A family crisis descended this week, yet, despite the chaos, I managed to keep up with my coursework and painting practice, and even made some progress. Here is a rundown of what I have been up to this week:
I have been loving the switch to a green pallet. It’s a very satisfying colour to paint with, and has plenty of scope for exploration. I am just painting small ‘acrylic on paper’ works, but hope to scale-up to large canvases once I have a handle on the pallet, and a better idea of the direction I want to go in. So far, I have found green to be a much better representative of “underwater/underground” than blue, and I like that it has a darker, more mysterious vibe. Here are a couple of successful paintings from this week:


As well as painting with green, I have been reading all about it in two wonderful colour books my sister bought me. I highly recommend both books; they really get the juices flowing regarding colour.

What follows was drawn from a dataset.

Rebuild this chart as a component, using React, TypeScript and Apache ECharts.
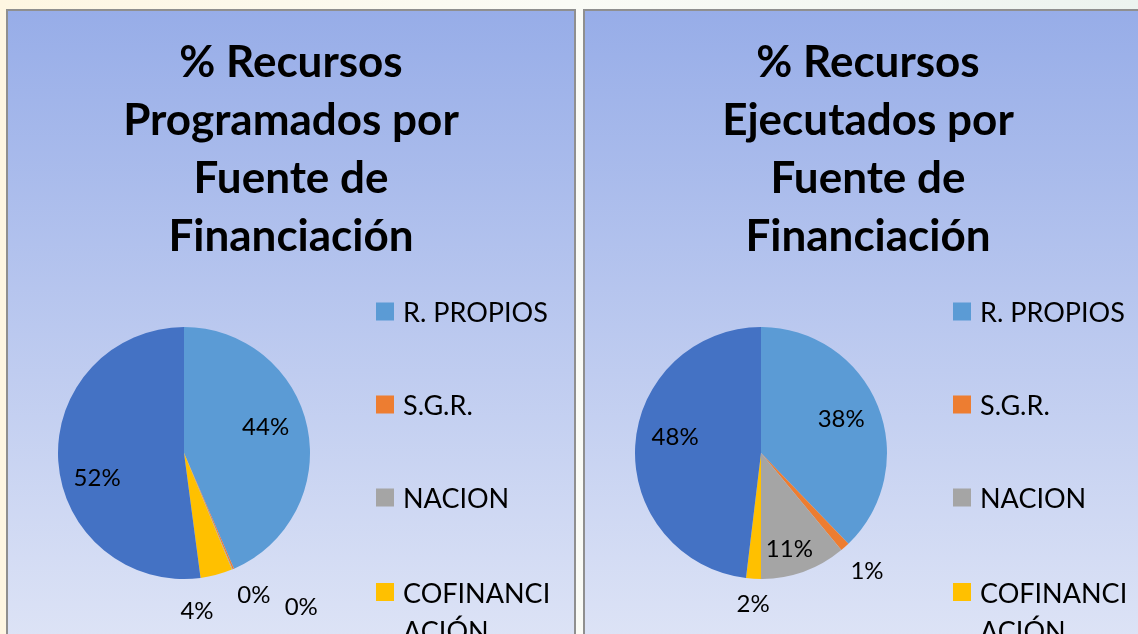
import React, { useEffect, useRef } from "react";
import * as echarts from "echarts";

// ---- data ----
const categories = ["R. PROPIOS", "S.G.R.", "NACION", "COFINANCIACIÓN", "S.G.P."];
const legendCategories = ["R. PROPIOS", "S.G.R.", "NACION", "COFINANCIACIÓN"];
const programados = [43.5, 0.2, 0.1, 4.1, 52.1];
const ejecutados = [37.8, 1.2, 11.0, 1.9, 48.1];
const titleProgramados = "% Recursos\nProgramados por\nFuente de\nFinanciación";
const titleEjecutados = "% Recursos\nEjecutados por\nFuente de\nFinanciación";

// ---- styles ----
const colors = ["#5B9BD5", "#ED7D31", "#A5A5A5", "#FFC000", "#4472C4"];
const labelNudgeProg = [[17, -14], [44, 80], [92, 92], [-4, 93], [-21, 19]];
const labelNudgeEjec = [[19, -11], [62, 67], [6, 32], [-4, 84], [-20, -14]];
const FONT = "Lato, 'Open Sans', sans-serif";

const panelFill = {
  type: "linear",
  x: 0,
  y: 0,
  x2: 0,
  y2: 1,
  colorStops: [
    { offset: 0, color: "#97ADE8" },
    { offset: 1, color: "#DEE4F6" },
  ],
};

function pieSeries(name: string, values: number[], center: number[], nudges: number[][]) {
  return {
    type: "pie",
    name,
    center,
    radius: 126,
    startAngle: 90,
    clockwise: true,
    percentPrecision: 0,
    avoidLabelOverlap: false,
    label: {
      show: true,
      position: "inside",
      formatter: "{d}%",
      fontSize: 24,
      fontFamily: FONT,
      color: "#000",
    },
    labelLine: { show: false },
    emphasis: { disabled: true },
    itemStyle: { borderWidth: 0 },
    data: categories.map((c, i) => ({
      name: c,
      value: values[i],
      itemStyle: { color: colors[i] },
      label: { offset: nudges[i] },
    })),
  };
}

function legend(left: number) {
  return {
    orient: "vertical",
    left,
    top: 298,
    width: 180,
    height: 400,
    padding: 0,
    itemWidth: 18,
    itemHeight: 18,
    itemGap: 66,
    icon: "rect",
    selectedMode: false,
    textStyle: {
      fontSize: 27,
      fontFamily: FONT,
      color: "#000",
      padding: [0, 0, 0, 4],
    },
    data: legendCategories.map((n) =>
      n === "COFINANCIACIÓN"
        ? {
            name: n,
            textStyle: {
              width: 150,
              overflow: "breakAll",
              lineHeight: 38,
              padding: [-4, 0, -42, 4],
              rich: { x: {} },
            },
          }
        : n
    ),
  };
}

function title(text: string, left: number) {
  return {
    text,
    left,
    top: 31,
    padding: 0,
    textAlign: "center",
    textStyle: {
      fontSize: 44,
      fontWeight: "bold",
      fontFamily: FONT,
      color: "#000",
      lineHeight: 58,
    },
  };
}

export default function App() {
  const ref = useRef<HTMLDivElement>(null);
  useEffect(() => {
    if (!ref.current) return;
    const chart = echarts.init(ref.current, undefined, { renderer: "svg" });
    chart.setOption({
      animation: false,
      textStyle: { fontFamily: FONT },
      graphic: {
        elements: [
          {
            type: "rect",
            z: 0,
            silent: true,
            shape: { x: 0, y: 0, width: 1138, height: 634 },
            style: {
              fill: {
                type: "linear",
                x: 0,
                y: 0,
                x2: 1,
                y2: 0,
                colorStops: [
                  { offset: 0, color: "#FEF6E2" },
                  { offset: 0.5, color: "#FAFBF6" },
                  { offset: 1, color: "#ECF3EF" },
                ],
              },
            },
          },
          {
            type: "rect",
            z: 0,
            silent: true,
            shape: { x: 7, y: 10, width: 568, height: 640 },
            style: { fill: panelFill, stroke: "#8F8F8F", lineWidth: 2 },
          },
          {
            type: "rect",
            z: 0,
            silent: true,
            shape: { x: 584, y: 10, width: 600, height: 640 },
            style: { fill: panelFill, stroke: "#8F8F8F", lineWidth: 2 },
          },
        ],
      },
      title: [title(titleProgramados, 291), title(titleEjecutados, 868)],
      legend: [legend(376), legend(953)],
      series: [
        pieSeries("Programados", programados, [184, 453], labelNudgeProg),
        pieSeries("Ejecutados", ejecutados, [761, 453], labelNudgeEjec),
      ],
    });
    return () => chart.dispose();
  }, []);
  return (
    <div
      ref={ref}
      style={{ position: "fixed", left: 0, top: 0, width: 1138, height: 634 }}
    />
  );
}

I have been settling into my new studio, and it now feels like home. It functions well for both of the painting projects I have on-the-go at the moment. One being the experimental underground/water paintings, as mentioned above, and the other, one of my big oil paintings (working title “Ann”) that I will go into more detail about at a later stage. Both require different things from a studio space, and I am now able to move between the two with ease.

I had book club (not the naughty one) again this week. This time we had a Ted Chiang reading “The Evolution of Human Science“. To be honest, I found it a bit confusing. It was written in the form of a scholarly, scientific article, and I wasn’t sure if it was fiction or not (which I’m guessing was the author’s aim), and which I was pleased to discover was, because it was about meta-humans superseding humans, and making the latter irrelevant. I also discovered that the reading group I have joined is a “post-humanist” one. I am not sure that I am a post-humanist, mostly because I don’t understand what post-humanism is. But, the other people in the group are clever and interesting, so I think I’ll keep going.
According to the Oxford Research Encyclopaedia:
Posthumanism is a philosophical perspective of how change is enacted in the world. As a conceptualization and historicization of both agency and the “human,” it is different from those conceived through humanism. Whereas a humanist perspective frequently assumes the human is autonomous, conscious, intentional, and exceptional in acts of change, a posthumanist perspective assumes agency is distributed through dynamic forces of which the human participates but does not completely intend or control.
Naturally, I am still none the wiser.
My drawing class this week was cancelled, I’m guessing due to the teacher strikes. However, here is something I drew in last week’s class on light and shade.

Despite how stressful the last week has been, 3 things have brought me great solace:
- Painting (naturally)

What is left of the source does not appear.